Así pues: un poeta puede hacerse famoso, y ser verdaderamente un poeta, pero sólo a condición de perder al menos un lector, para siempre y no ser condenado a muerte por ello (ningún juez se atrevería a leer su poema) sino a escribir (como, en su calidad de nuevo famoso, debe) un libro que recupere al lector perdido, de poesía si devino tonto, de autoayuda si tan tonto que cree que su fama puede ayudar a los demás, o, si cree que su fama es merecida pero que aún así está desaprovechando su vida, una novela sobre la nostalgia; los famosos echan mucho de menos la privecidad de su infancia, es sabido, salvo que lo sean de segunda generación, en cuyo caso escribirán un libro para ganar dinero y, de paso, seguir recuperando a los lectores perdidos por los buenos poetas.

— Pero entonces –señala Pangur — un buen poeta sólo podría escribir un buen poema.
— No necesariamente. Podría escribir una obra completa y, simplemente, ocultarla hasta que un día algún filólogo novato lo rescate de entre los muertos.

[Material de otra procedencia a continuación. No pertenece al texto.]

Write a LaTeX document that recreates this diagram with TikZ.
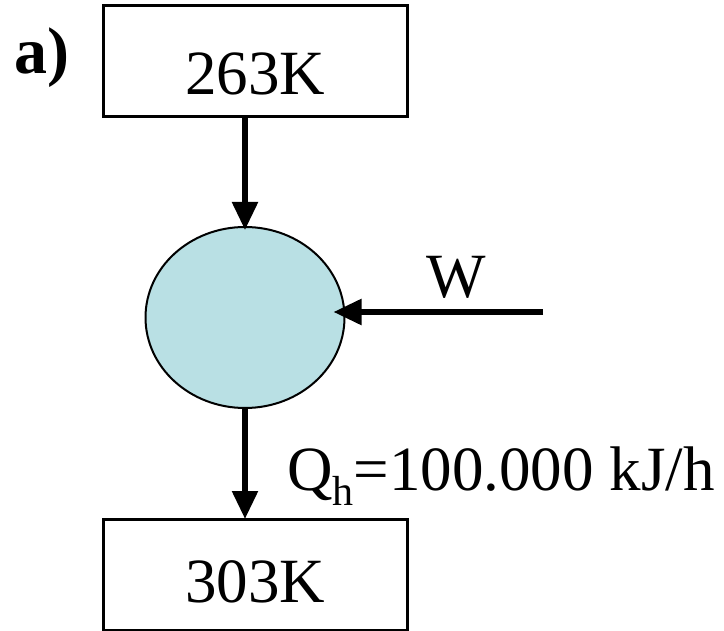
\documentclass[tikz,border=0pt]{standalone}
\usepackage{fontspec}
\setmainfont{Liberation Serif}
\usetikzlibrary{positioning,arrows.meta,shapes.geometric}
\definecolor{pumpblue}{RGB}{185,224,228}
\begin{document}
\begin{tikzpicture}[x=1pt,y=-1pt,
  tempbox/.style={draw,line width=3pt,inner sep=0pt,outer sep=0pt,minimum width=304pt,font=\fontsize{63}{70}\selectfont},
  flow/.style={line width=5.5pt,-{Triangle[length=28pt,width=25pt]}},
  lbl/.style={font=\fontsize{63}{70}\selectfont,inner sep=0pt}]
\useasboundingbox (0,0) rectangle (724,631);
% reservoirs
\node[tempbox,anchor=north west,text height=89pt,text depth=22pt] (cold) at (103,6) {263K};
\node[tempbox,anchor=north west,text height=83pt,text depth=28pt] (hot) at (103,519) {303K};
% heat pump
\node[draw,ellipse,fill=pumpblue,line width=2pt,minimum width=199pt,minimum height=181pt,inner sep=0pt,outer sep=0pt] (pump) at (245,317.5) {};
\coordinate (wstart) at (543,312);
\draw[flow] (cold.south -| pump) -- ([yshift=-3pt]pump.north);
\draw[flow] (wstart) -- ([xshift=-11pt]pump.east |- wstart);
\draw[flow] (pump.south) -- (hot.north -| pump);
% labels
\node[lbl,anchor=base] (wlbl) at (456,298) {W};
\node[lbl,anchor=base west] (qlbl) at (287,490) {Q\raisebox{-15pt}{\fontsize{42}{42}\selectfont h}=100.000 kJ/h};
\node[lbl,anchor=base west,font=\fontsize{66}{72}\selectfont\bfseries] (part) at (14,74) {a)};
\end{tikzpicture}
\end{document}
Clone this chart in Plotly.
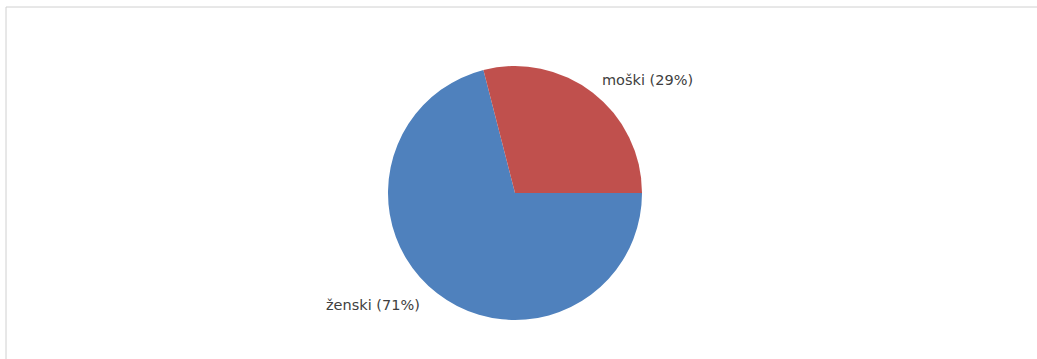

Todo esto, naturalmente, solo es una hipótesis; una que trata de explicar por qué los lectores desaparecen por un lado y reaparecen por otro transformados en consumidores, en público e incluso en ciudadanos modélicos…

— Ya veo…

Pero vuelvo a distraerme. Natalie Wood no escribió una novela, sin embargo parecía saber que nos espera un mundo lamentable en el que la nostalgia se convertiría en un sentimiento revolucionario.
Me doy cuenta entonces de que es la clandestinidad de Natalie Wood eso que Pangur, atrapado en su fácil poética enigmatista, quería llamar nostalgia. Lo clandestino, al contrario de lo nuevo, no envejece. Nostalgia, no. Eso, lo que sea lo de esta mañana, sí. Pero así se va a quedar, ni poema ni nada.